Prompt:
Word for word, print each line of the listing below; pictures stay out.
----------
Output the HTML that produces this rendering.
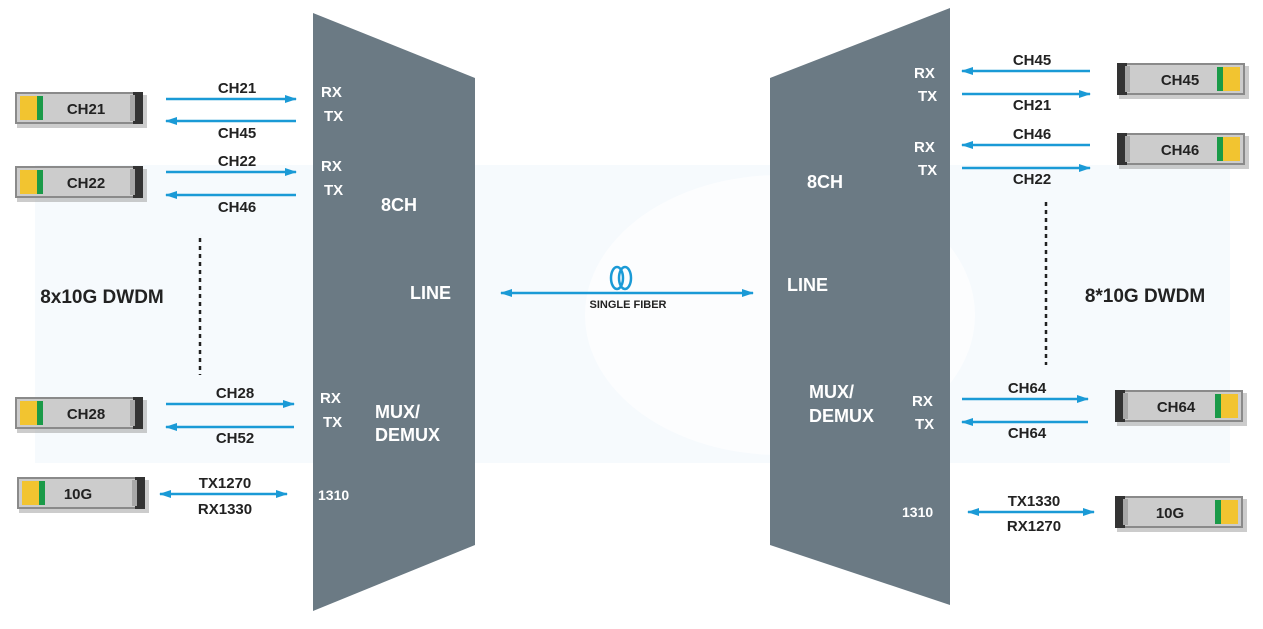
<!DOCTYPE html>
<html><head><meta charset="utf-8"><style>
html,body{margin:0;padding:0;background:#fff;}
svg{display:block;}
text{font-family:"Liberation Sans",Arial,sans-serif;font-weight:bold;}
</style></head><body>
<svg width="1263" height="629" viewBox="0 0 1263 629" xmlns="http://www.w3.org/2000/svg">
<defs>
<marker id="ah" markerWidth="12" markerHeight="8" refX="11" refY="4" orient="auto-start-reverse" markerUnits="userSpaceOnUse">
<path d="M0,0 L12,4 L0,8 Z" fill="#1a9ad6"/></marker>
<g id="modL">
<rect x="2" y="3" width="130" height="33" fill="#9a9a9a" opacity="0.5"/>
<rect x="0" y="0" width="128" height="32" fill="#8a8a8a"/>
<rect x="2" y="2" width="124" height="28" fill="#cccccc"/>
<rect x="5" y="4" width="17" height="24" fill="#f2c430"/>
<rect x="22" y="4" width="6" height="24" fill="#1a9a48"/>
<rect x="118" y="0" width="10" height="32" fill="#333"/>
<rect x="115" y="3" width="5" height="26" fill="#a8a8a8"/>
</g>
<g id="modR">
<rect x="2" y="3" width="130" height="33" fill="#9a9a9a" opacity="0.5"/>
<rect x="0" y="0" width="128" height="32" fill="#8a8a8a"/>
<rect x="2" y="2" width="124" height="28" fill="#cccccc"/>
<rect x="106" y="4" width="17" height="24" fill="#f2c430"/>
<rect x="100" y="4" width="6" height="24" fill="#1a9a48"/>
<rect x="0" y="0" width="10" height="32" fill="#333"/>
<rect x="8" y="3" width="5" height="26" fill="#a8a8a8"/>
</g>
</defs>
<rect x="35" y="165" width="1195" height="298" fill="#f6fafd"/>
<ellipse cx="780" cy="315" rx="195" ry="140" fill="#fcfdfe"/>

<polygon points="313,13 475,78 475,545 313,611" fill="#6b7a84"/>
<polygon points="770,78 950,8 950,605 770,545" fill="#6b7a84"/>

<g fill="#fff" font-size="15">
<text x="321" y="97">RX</text><text x="324" y="121">TX</text>
<text x="321" y="171">RX</text><text x="324" y="195">TX</text>
<text x="320" y="403">RX</text><text x="323" y="427">TX</text>
<text x="318" y="500" font-size="14">1310</text>
<text x="381" y="211" font-size="18">8CH</text>
<text x="410" y="299" font-size="18">LINE</text>
<text x="375" y="418" font-size="18">MUX/</text>
<text x="375" y="441" font-size="18">DEMUX</text>
<text x="914" y="78">RX</text><text x="918" y="101">TX</text>
<text x="914" y="152">RX</text><text x="918" y="175">TX</text>
<text x="912" y="406">RX</text><text x="915" y="429">TX</text>
<text x="902" y="517" font-size="14">1310</text>
<text x="807" y="188" font-size="18">8CH</text>
<text x="787" y="291" font-size="18">LINE</text>
<text x="809" y="398" font-size="18">MUX/</text>
<text x="809" y="422" font-size="18">DEMUX</text>
</g>

<g stroke="#1a9ad6" stroke-width="2.5" fill="none">
<line x1="166" y1="99" x2="296" y2="99" marker-end="url(#ah)"/>
<line x1="296" y1="121" x2="166" y2="121" marker-end="url(#ah)"/>
<line x1="166" y1="172" x2="296" y2="172" marker-end="url(#ah)"/>
<line x1="296" y1="195" x2="166" y2="195" marker-end="url(#ah)"/>
<line x1="166" y1="404" x2="294" y2="404" marker-end="url(#ah)"/>
<line x1="294" y1="427" x2="166" y2="427" marker-end="url(#ah)"/>
<line x1="160" y1="494" x2="287" y2="494" marker-start="url(#ah)" marker-end="url(#ah)"/>
<line x1="501" y1="293" x2="753" y2="293" marker-start="url(#ah)" marker-end="url(#ah)"/>
<line x1="1090" y1="71" x2="962" y2="71" marker-end="url(#ah)"/>
<line x1="962" y1="94" x2="1090" y2="94" marker-end="url(#ah)"/>
<line x1="1090" y1="145" x2="962" y2="145" marker-end="url(#ah)"/>
<line x1="962" y1="168" x2="1090" y2="168" marker-end="url(#ah)"/>
<line x1="962" y1="399" x2="1088" y2="399" marker-end="url(#ah)"/>
<line x1="1088" y1="422" x2="962" y2="422" marker-end="url(#ah)"/>
<line x1="968" y1="512" x2="1094" y2="512" marker-start="url(#ah)" marker-end="url(#ah)"/>
<ellipse cx="617" cy="278" rx="6" ry="11"/>
<ellipse cx="625" cy="278" rx="6" ry="11"/>
</g>
<g stroke="#222" stroke-width="2.5" stroke-dasharray="4,4">
<line x1="200" y1="238" x2="200" y2="375"/>
<line x1="1046" y1="202" x2="1046" y2="365"/>
</g>

<g fill="#222" font-size="15" text-anchor="middle">
<text x="237" y="93">CH21</text><text x="237" y="138">CH45</text>
<text x="237" y="166">CH22</text><text x="237" y="212">CH46</text>
<text x="235" y="398">CH28</text><text x="235" y="443">CH52</text>
<text x="225" y="488">TX1270</text><text x="225" y="514">RX1330</text>
<text x="1032" y="65">CH45</text><text x="1032" y="110">CH21</text>
<text x="1032" y="139">CH46</text><text x="1032" y="184">CH22</text>
<text x="1027" y="393">CH64</text><text x="1027" y="438">CH64</text>
<text x="1034" y="506">TX1330</text><text x="1034" y="531">RX1270</text>
<text x="102" y="303" font-size="19">8x10G DWDM</text>
<text x="1145" y="302" font-size="19">8*10G DWDM</text>
<text x="628" y="308" font-size="11" font-weight="normal">SINGLE FIBER</text>
</g>

<use href="#modL" x="15" y="92"/>
<use href="#modL" x="15" y="166"/>
<use href="#modL" x="15" y="397"/>
<use href="#modL" x="17" y="477"/>
<use href="#modR" x="1117" y="63"/>
<use href="#modR" x="1117" y="133"/>
<use href="#modR" x="1115" y="390"/>
<use href="#modR" x="1115" y="496"/>
<g fill="#222" font-size="15" text-anchor="middle">
<text x="86" y="114">CH21</text><text x="86" y="188">CH22</text>
<text x="86" y="419">CH28</text><text x="78" y="499">10G</text>
<text x="1180" y="85">CH45</text><text x="1180" y="155">CH46</text>
<text x="1176" y="412">CH64</text><text x="1170" y="518">10G</text>
</g>
</svg>
</body></html>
----------
Solution for this exercise:
Output the HTML that produces this rendering.
<!DOCTYPE html>
<html><head><meta charset="utf-8"><style>
html,body{margin:0;padding:0;background:#fff;}
svg{display:block;}
text{font-family:"Liberation Sans",Arial,sans-serif;font-weight:bold;}
</style></head><body>
<svg width="1263" height="629" viewBox="0 0 1263 629" xmlns="http://www.w3.org/2000/svg">
<defs>
<marker id="ah" markerWidth="12" markerHeight="8" refX="11" refY="4" orient="auto-start-reverse" markerUnits="userSpaceOnUse">
<path d="M0,0 L12,4 L0,8 Z" fill="#1a9ad6"/></marker>
<g id="modL">
<rect x="2" y="3" width="130" height="33" fill="#9a9a9a" opacity="0.5"/>
<rect x="0" y="0" width="128" height="32" fill="#8a8a8a"/>
<rect x="2" y="2" width="124" height="28" fill="#cccccc"/>
<rect x="5" y="4" width="17" height="24" fill="#f2c430"/>
<rect x="22" y="4" width="6" height="24" fill="#1a9a48"/>
<rect x="118" y="0" width="10" height="32" fill="#333"/>
<rect x="115" y="3" width="5" height="26" fill="#a8a8a8"/>
</g>
<g id="modR">
<rect x="2" y="3" width="130" height="33" fill="#9a9a9a" opacity="0.5"/>
<rect x="0" y="0" width="128" height="32" fill="#8a8a8a"/>
<rect x="2" y="2" width="124" height="28" fill="#cccccc"/>
<rect x="106" y="4" width="17" height="24" fill="#f2c430"/>
<rect x="100" y="4" width="6" height="24" fill="#1a9a48"/>
<rect x="0" y="0" width="10" height="32" fill="#333"/>
<rect x="8" y="3" width="5" height="26" fill="#a8a8a8"/>
</g>
</defs>
<rect x="35" y="165" width="1195" height="298" fill="#f6fafd"/>
<ellipse cx="780" cy="315" rx="195" ry="140" fill="#fcfdfe"/>

<polygon points="313,13 475,78 475,545 313,611" fill="#6b7a84"/>
<polygon points="770,78 950,8 950,605 770,545" fill="#6b7a84"/>

<g fill="#fff" font-size="15">
<text x="321" y="97">RX</text><text x="324" y="121">TX</text>
<text x="321" y="171">RX</text><text x="324" y="195">TX</text>
<text x="320" y="403">RX</text><text x="323" y="427">TX</text>
<text x="318" y="500" font-size="14">1310</text>
<text x="381" y="211" font-size="18">8CH</text>
<text x="410" y="299" font-size="18">LINE</text>
<text x="375" y="418" font-size="18">MUX/</text>
<text x="375" y="441" font-size="18">DEMUX</text>
<text x="914" y="78">RX</text><text x="918" y="101">TX</text>
<text x="914" y="152">RX</text><text x="918" y="175">TX</text>
<text x="912" y="406">RX</text><text x="915" y="429">TX</text>
<text x="902" y="517" font-size="14">1310</text>
<text x="807" y="188" font-size="18">8CH</text>
<text x="787" y="291" font-size="18">LINE</text>
<text x="809" y="398" font-size="18">MUX/</text>
<text x="809" y="422" font-size="18">DEMUX</text>
</g>

<g stroke="#1a9ad6" stroke-width="2.5" fill="none">
<line x1="166" y1="99" x2="296" y2="99" marker-end="url(#ah)"/>
<line x1="296" y1="121" x2="166" y2="121" marker-end="url(#ah)"/>
<line x1="166" y1="172" x2="296" y2="172" marker-end="url(#ah)"/>
<line x1="296" y1="195" x2="166" y2="195" marker-end="url(#ah)"/>
<line x1="166" y1="404" x2="294" y2="404" marker-end="url(#ah)"/>
<line x1="294" y1="427" x2="166" y2="427" marker-end="url(#ah)"/>
<line x1="160" y1="494" x2="287" y2="494" marker-start="url(#ah)" marker-end="url(#ah)"/>
<line x1="501" y1="293" x2="753" y2="293" marker-start="url(#ah)" marker-end="url(#ah)"/>
<line x1="1090" y1="71" x2="962" y2="71" marker-end="url(#ah)"/>
<line x1="962" y1="94" x2="1090" y2="94" marker-end="url(#ah)"/>
<line x1="1090" y1="145" x2="962" y2="145" marker-end="url(#ah)"/>
<line x1="962" y1="168" x2="1090" y2="168" marker-end="url(#ah)"/>
<line x1="962" y1="399" x2="1088" y2="399" marker-end="url(#ah)"/>
<line x1="1088" y1="422" x2="962" y2="422" marker-end="url(#ah)"/>
<line x1="968" y1="512" x2="1094" y2="512" marker-start="url(#ah)" marker-end="url(#ah)"/>
<ellipse cx="617" cy="278" rx="6" ry="11"/>
<ellipse cx="625" cy="278" rx="6" ry="11"/>
</g>
<g stroke="#222" stroke-width="2.5" stroke-dasharray="4,4">
<line x1="200" y1="238" x2="200" y2="375"/>
<line x1="1046" y1="202" x2="1046" y2="365"/>
</g>

<g fill="#222" font-size="15" text-anchor="middle">
<text x="237" y="93">CH21</text><text x="237" y="138">CH45</text>
<text x="237" y="166">CH22</text><text x="237" y="212">CH46</text>
<text x="235" y="398">CH28</text><text x="235" y="443">CH52</text>
<text x="225" y="488">TX1270</text><text x="225" y="514">RX1330</text>
<text x="1032" y="65">CH45</text><text x="1032" y="110">CH21</text>
<text x="1032" y="139">CH46</text><text x="1032" y="184">CH22</text>
<text x="1027" y="393">CH64</text><text x="1027" y="438">CH64</text>
<text x="1034" y="506">TX1330</text><text x="1034" y="531">RX1270</text>
<text x="102" y="303" font-size="19">8x10G DWDM</text>
<text x="1145" y="302" font-size="19">8*10G DWDM</text>
<text x="628" y="308" font-size="11" font-weight="normal">SINGLE FIBER</text>
</g>

<use href="#modL" x="15" y="92"/>
<use href="#modL" x="15" y="166"/>
<use href="#modL" x="15" y="397"/>
<use href="#modL" x="17" y="477"/>
<use href="#modR" x="1117" y="63"/>
<use href="#modR" x="1117" y="133"/>
<use href="#modR" x="1115" y="390"/>
<use href="#modR" x="1115" y="496"/>
<g fill="#222" font-size="15" text-anchor="middle">
<text x="86" y="114">CH21</text><text x="86" y="188">CH22</text>
<text x="86" y="419">CH28</text><text x="78" y="499">10G</text>
<text x="1180" y="85">CH45</text><text x="1180" y="155">CH46</text>
<text x="1176" y="412">CH64</text><text x="1170" y="518">10G</text>
</g>
</svg>
</body></html>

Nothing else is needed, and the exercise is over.